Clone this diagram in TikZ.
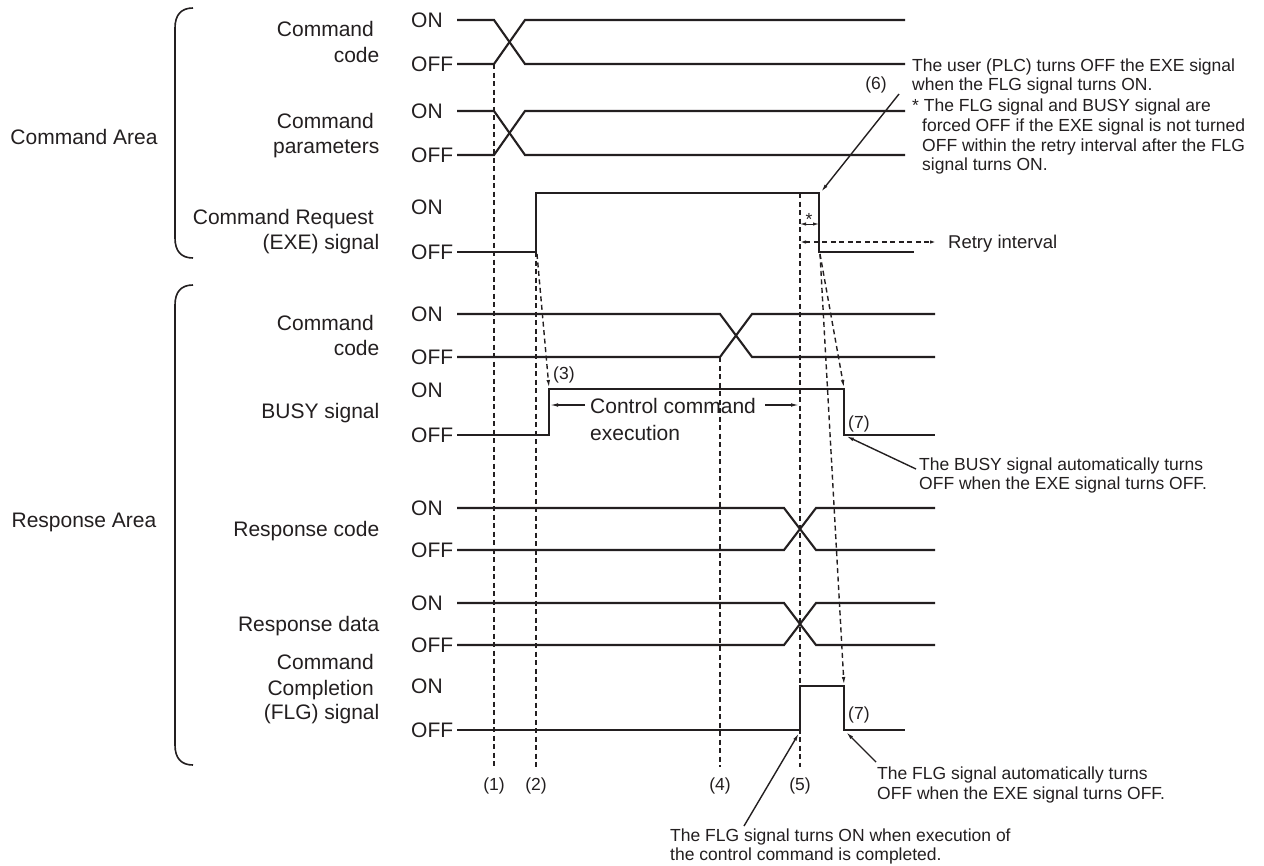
\documentclass[tikz,border=0pt]{standalone}
\usepackage{fontspec}
\setmainfont{Liberation Sans}
\usetikzlibrary{arrows.meta}
\definecolor{ink}{RGB}{35,31,32}
\begin{document}
\begin{tikzpicture}[x=1pt,y=-1pt,
  sig/.style={ink, line width=2.1pt, line join=miter},
  guide/.style={ink, line width=1.4pt, dash pattern=on 5pt off 3.5pt},
  note/.style={ink, line width=1.4pt},
  tip/.style={-{Latex[length=8pt,width=3.6pt]}},
  dtip/.style={{Latex[length=6pt,width=3.4pt]}-{Latex[length=6pt,width=3.4pt]}},
  lab/.style={text=ink, font=\fontsize{21}{25}\selectfont, inner sep=0pt, anchor=base east},
  lvl/.style={text=ink, font=\fontsize{21}{25}\selectfont, inner sep=0pt, anchor=base west},
  area/.style={text=ink, font=\fontsize{21}{25}\selectfont, inner sep=0pt, anchor=base},
  ann/.style={text=ink, font=\fontsize{17.5}{19}\selectfont, inner sep=0pt, anchor=base west},
  num/.style={text=ink, font=\fontsize{17.5}{19}\selectfont, inner sep=0pt, anchor=base},
]
\useasboundingbox[fill=white] (0,0) rectangle (1264,865);

% ---------- area braces and titles ----------
\draw[note, line width=1.6pt] (193,8) .. controls (181,8) and (175,15) .. (175,28) -- (175,238) .. controls (175,251) and (181,258) .. (193,258);
\draw[note, line width=1.6pt] (193,285) .. controls (181,285) and (175,292) .. (175,305) -- (175,745) .. controls (175,758) and (181,765) .. (193,765);
\node[area] (cmdarea) at (84,144) {Command Area};
\node[area] (resarea) at (84,527) {Response Area};

% ---------- signal names ----------
\node[lab] (l1a) at (374,36.5) {Command};
\node[lab] (l1b) at (379.5,62.5) {code};
\node[lab] (l2a) at (374,128) {Command};
\node[lab] (l2b) at (379.5,153) {parameters};
\node[lab] (l3a) at (374,224) {Command Request};
\node[lab] (l3b) at (379.5,249) {(EXE) signal};
\node[lab] (l4a) at (374,330) {Command};
\node[lab] (l4b) at (379.5,355) {code};
\node[lab] (l5) at (379.5,418) {BUSY signal};
\node[lab] (l6) at (379.5,536.5) {Response code};
\node[lab] (l7) at (379.5,631.5) {Response data};
\node[lab] (l8a) at (374,669.5) {Command};
\node[lab] (l8b) at (374,695.5) {Completion};
\node[lab] (l8c) at (379.5,719.5) {(FLG) signal};

% ---------- ON / OFF levels ----------
\foreach \i/\y in {1/20,2/111,3/207,4/314,5/390,6/508,7/603,8/686}
  \node[lvl] (on\i) at (411,\y+7.3) {ON};
\foreach \i/\y in {1/64,2/155,3/252,4/357,5/435,6/550,7/645,8/730}
  \node[lvl] (off\i) at (411,\y+7.3) {OFF};

% ---------- waveforms ----------
\draw[sig] (457,20) -- (494,20) -- (525,64) -- (905,64);
\draw[sig] (457,64) -- (494,64) -- (525,20) -- (905,20);
\draw[sig] (457,111) -- (494,111) -- (525,155) -- (905,155);
\draw[sig] (457,155) -- (494,155) -- (525,111) -- (905,111);
\draw[sig] (457,252) -- (536,252) -- (536,193) -- (819,193) -- (819,252) -- (914,252);
\draw[sig] (457,314) -- (720,314) -- (752,357) -- (935,357);
\draw[sig] (457,357) -- (720,357) -- (752,314) -- (935,314);
\draw[sig] (457,435) -- (549,435) -- (549,389) -- (844,389) -- (844,435) -- (935,435);
\draw[sig] (457,508) -- (784,508) -- (816,550) -- (935,550);
\draw[sig] (457,550) -- (784,550) -- (816,508) -- (935,508);
\draw[sig] (457,603) -- (784,603) -- (816,645) -- (935,645);
\draw[sig] (457,645) -- (784,645) -- (816,603) -- (935,603);
\draw[sig] (457,730) -- (800,730) -- (800,686) -- (844,686) -- (844,730) -- (905,730);

% ---------- key points ----------
\coordinate (t1top) at (494,64);   \coordinate (t1bot) at (494,767);
\coordinate (t2top) at (536,252);  \coordinate (t2bot) at (536,767);
\coordinate (t4top) at (720,357);  \coordinate (t4bot) at (720,767);
\coordinate (t5top) at (800,193);  \coordinate (t5bot) at (800,767);
\coordinate (exeup) at (537,254);
\coordinate (busyup) at (549,388);
\coordinate (exedn) at (820,254);
\coordinate (busydn) at (844,388);
\coordinate (flgdn) at (844,685);
\coordinate (exefall) at (821,192);
\coordinate (busyoff) at (846,436);
\coordinate (flgoff) at (846,732);
\coordinate (flgon) at (799,733);

% ---------- timing guides ----------
\draw[guide] (t1top) -- (t1bot);
\draw[guide] (t2top) -- (t2bot);
\draw[guide] (t4top) -- (t4bot);
\draw[guide] (t5top) -- (t5bot);
\draw[guide, tip] (exeup) -- (busyup);
\draw[guide, tip] (exedn) -- (busydn);
\draw[guide, tip] (exedn) -- (flgdn);

\node[num] (n1) at (494,790) {(1)};
\node[num] (n2) at (536,790) {(2)};
\node[num] (n4) at (720,790) {(4)};
\node[num] (n5) at (800,790) {(5)};
\node[ann] (n3) at (553,379) {(3)};
\node[num] (n6) at (876,89) {(6)};
\node[ann] (n7a) at (848,428) {(7)};
\node[ann] (n7b) at (848,719) {(7)};

% ---------- retry interval ----------
\coordinate (s1) at (800,224); \coordinate (s2) at (819,224);
\draw[note, line width=1pt, dtip] (s1) -- (s2);
\node[num] (star) at (809,225) {*};
\coordinate (r1) at (800,242); \coordinate (r2) at (936,242);
\draw[guide, line width=1.2pt, dtip] (r1) -- (r2);
\node[ann, font=\fontsize{18.5}{20}\selectfont] (retry) at (948,248.5) {Retry interval};

% ---------- control command execution ----------
\node[ann, font=\fontsize{21}{25}\selectfont] (cce1) at (590,413) {Control command};
\node[ann, font=\fontsize{21}{25}\selectfont] (cce2) at (590,440) {execution};
\coordinate (c1) at (585,405); \coordinate (c1t) at (550,405);
\coordinate (c2) at (765,405); \coordinate (c2t) at (799,405);
\draw[note, line width=1.2pt, tip] (c1) -- (c1t);
\draw[note, line width=1.2pt, tip] (c2) -- (c2t);

% ---------- notes ----------
\node[ann] (u1) at (912,71) {The user (PLC) turns OFF the EXE signal};
\node[ann] (u2) at (912,90) {when the FLG signal turns ON.};
\node[ann] (u3) at (912,111) {* The FLG signal and BUSY signal are};
\node[ann] (u4) at (922,131) {forced OFF if the EXE signal is not turned};
\node[ann] (u5) at (922,151) {OFF within the retry interval after the FLG};
\node[ann] (u6) at (922,170) {signal turns ON.};
\coordinate (a6) at (899,94);
\draw[note, tip] (a6) -- (exefall);

\node[ann] (b1) at (919,470) {The BUSY signal automatically turns};
\node[ann] (b2) at (919,489) {OFF when the EXE signal turns OFF.};
\coordinate (ab) at (916,469);
\draw[note, tip] (ab) -- (busyoff);

\node[ann] (f1) at (877,779) {The FLG signal automatically turns};
\node[ann] (f2) at (877,799) {OFF when the EXE signal turns OFF.};
\coordinate (af) at (876,762);
\draw[note, tip] (af) -- (flgoff);

\node[ann] (g1) at (670,841) {The FLG signal turns ON when execution of};
\node[ann] (g2) at (670,860) {the control command is completed.};
\coordinate (ag) at (744,826);
\draw[note, tip] (ag) -- (flgon);
\end{tikzpicture}
\end{document}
::::::::
(TASK DETAILS)
Each line above is to be copied verbatim. Drop any image from the copy.

(RESULT)
Clone this diagram in TikZ.
\documentclass[tikz,border=0pt]{standalone}
\usepackage{fontspec}
\setmainfont{Liberation Sans}
\usetikzlibrary{arrows.meta}
\definecolor{ink}{RGB}{35,31,32}
\begin{document}
\begin{tikzpicture}[x=1pt,y=-1pt,
  sig/.style={ink, line width=2.1pt, line join=miter},
  guide/.style={ink, line width=1.4pt, dash pattern=on 5pt off 3.5pt},
  note/.style={ink, line width=1.4pt},
  tip/.style={-{Latex[length=8pt,width=3.6pt]}},
  dtip/.style={{Latex[length=6pt,width=3.4pt]}-{Latex[length=6pt,width=3.4pt]}},
  lab/.style={text=ink, font=\fontsize{21}{25}\selectfont, inner sep=0pt, anchor=base east},
  lvl/.style={text=ink, font=\fontsize{21}{25}\selectfont, inner sep=0pt, anchor=base west},
  area/.style={text=ink, font=\fontsize{21}{25}\selectfont, inner sep=0pt, anchor=base},
  ann/.style={text=ink, font=\fontsize{17.5}{19}\selectfont, inner sep=0pt, anchor=base west},
  num/.style={text=ink, font=\fontsize{17.5}{19}\selectfont, inner sep=0pt, anchor=base},
]
\useasboundingbox[fill=white] (0,0) rectangle (1264,865);

% ---------- area braces and titles ----------
\draw[note, line width=1.6pt] (193,8) .. controls (181,8) and (175,15) .. (175,28) -- (175,238) .. controls (175,251) and (181,258) .. (193,258);
\draw[note, line width=1.6pt] (193,285) .. controls (181,285) and (175,292) .. (175,305) -- (175,745) .. controls (175,758) and (181,765) .. (193,765);
\node[area] (cmdarea) at (84,144) {Command Area};
\node[area] (resarea) at (84,527) {Response Area};

% ---------- signal names ----------
\node[lab] (l1a) at (374,36.5) {Command};
\node[lab] (l1b) at (379.5,62.5) {code};
\node[lab] (l2a) at (374,128) {Command};
\node[lab] (l2b) at (379.5,153) {parameters};
\node[lab] (l3a) at (374,224) {Command Request};
\node[lab] (l3b) at (379.5,249) {(EXE) signal};
\node[lab] (l4a) at (374,330) {Command};
\node[lab] (l4b) at (379.5,355) {code};
\node[lab] (l5) at (379.5,418) {BUSY signal};
\node[lab] (l6) at (379.5,536.5) {Response code};
\node[lab] (l7) at (379.5,631.5) {Response data};
\node[lab] (l8a) at (374,669.5) {Command};
\node[lab] (l8b) at (374,695.5) {Completion};
\node[lab] (l8c) at (379.5,719.5) {(FLG) signal};

% ---------- ON / OFF levels ----------
\foreach \i/\y in {1/20,2/111,3/207,4/314,5/390,6/508,7/603,8/686}
  \node[lvl] (on\i) at (411,\y+7.3) {ON};
\foreach \i/\y in {1/64,2/155,3/252,4/357,5/435,6/550,7/645,8/730}
  \node[lvl] (off\i) at (411,\y+7.3) {OFF};

% ---------- waveforms ----------
\draw[sig] (457,20) -- (494,20) -- (525,64) -- (905,64);
\draw[sig] (457,64) -- (494,64) -- (525,20) -- (905,20);
\draw[sig] (457,111) -- (494,111) -- (525,155) -- (905,155);
\draw[sig] (457,155) -- (494,155) -- (525,111) -- (905,111);
\draw[sig] (457,252) -- (536,252) -- (536,193) -- (819,193) -- (819,252) -- (914,252);
\draw[sig] (457,314) -- (720,314) -- (752,357) -- (935,357);
\draw[sig] (457,357) -- (720,357) -- (752,314) -- (935,314);
\draw[sig] (457,435) -- (549,435) -- (549,389) -- (844,389) -- (844,435) -- (935,435);
\draw[sig] (457,508) -- (784,508) -- (816,550) -- (935,550);
\draw[sig] (457,550) -- (784,550) -- (816,508) -- (935,508);
\draw[sig] (457,603) -- (784,603) -- (816,645) -- (935,645);
\draw[sig] (457,645) -- (784,645) -- (816,603) -- (935,603);
\draw[sig] (457,730) -- (800,730) -- (800,686) -- (844,686) -- (844,730) -- (905,730);

% ---------- key points ----------
\coordinate (t1top) at (494,64);   \coordinate (t1bot) at (494,767);
\coordinate (t2top) at (536,252);  \coordinate (t2bot) at (536,767);
\coordinate (t4top) at (720,357);  \coordinate (t4bot) at (720,767);
\coordinate (t5top) at (800,193);  \coordinate (t5bot) at (800,767);
\coordinate (exeup) at (537,254);
\coordinate (busyup) at (549,388);
\coordinate (exedn) at (820,254);
\coordinate (busydn) at (844,388);
\coordinate (flgdn) at (844,685);
\coordinate (exefall) at (821,192);
\coordinate (busyoff) at (846,436);
\coordinate (flgoff) at (846,732);
\coordinate (flgon) at (799,733);

% ---------- timing guides ----------
\draw[guide] (t1top) -- (t1bot);
\draw[guide] (t2top) -- (t2bot);
\draw[guide] (t4top) -- (t4bot);
\draw[guide] (t5top) -- (t5bot);
\draw[guide, tip] (exeup) -- (busyup);
\draw[guide, tip] (exedn) -- (busydn);
\draw[guide, tip] (exedn) -- (flgdn);

\node[num] (n1) at (494,790) {(1)};
\node[num] (n2) at (536,790) {(2)};
\node[num] (n4) at (720,790) {(4)};
\node[num] (n5) at (800,790) {(5)};
\node[ann] (n3) at (553,379) {(3)};
\node[num] (n6) at (876,89) {(6)};
\node[ann] (n7a) at (848,428) {(7)};
\node[ann] (n7b) at (848,719) {(7)};

% ---------- retry interval ----------
\coordinate (s1) at (800,224); \coordinate (s2) at (819,224);
\draw[note, line width=1pt, dtip] (s1) -- (s2);
\node[num] (star) at (809,225) {*};
\coordinate (r1) at (800,242); \coordinate (r2) at (936,242);
\draw[guide, line width=1.2pt, dtip] (r1) -- (r2);
\node[ann, font=\fontsize{18.5}{20}\selectfont] (retry) at (948,248.5) {Retry interval};

% ---------- control command execution ----------
\node[ann, font=\fontsize{21}{25}\selectfont] (cce1) at (590,413) {Control command};
\node[ann, font=\fontsize{21}{25}\selectfont] (cce2) at (590,440) {execution};
\coordinate (c1) at (585,405); \coordinate (c1t) at (550,405);
\coordinate (c2) at (765,405); \coordinate (c2t) at (799,405);
\draw[note, line width=1.2pt, tip] (c1) -- (c1t);
\draw[note, line width=1.2pt, tip] (c2) -- (c2t);

% ---------- notes ----------
\node[ann] (u1) at (912,71) {The user (PLC) turns OFF the EXE signal};
\node[ann] (u2) at (912,90) {when the FLG signal turns ON.};
\node[ann] (u3) at (912,111) {* The FLG signal and BUSY signal are};
\node[ann] (u4) at (922,131) {forced OFF if the EXE signal is not turned};
\node[ann] (u5) at (922,151) {OFF within the retry interval after the FLG};
\node[ann] (u6) at (922,170) {signal turns ON.};
\coordinate (a6) at (899,94);
\draw[note, tip] (a6) -- (exefall);

\node[ann] (b1) at (919,470) {The BUSY signal automatically turns};
\node[ann] (b2) at (919,489) {OFF when the EXE signal turns OFF.};
\coordinate (ab) at (916,469);
\draw[note, tip] (ab) -- (busyoff);

\node[ann] (f1) at (877,779) {The FLG signal automatically turns};
\node[ann] (f2) at (877,799) {OFF when the EXE signal turns OFF.};
\coordinate (af) at (876,762);
\draw[note, tip] (af) -- (flgoff);

\node[ann] (g1) at (670,841) {The FLG signal turns ON when execution of};
\node[ann] (g2) at (670,860) {the control command is completed.};
\coordinate (ag) at (744,826);
\draw[note, tip] (ag) -- (flgon);
\end{tikzpicture}
\end{document}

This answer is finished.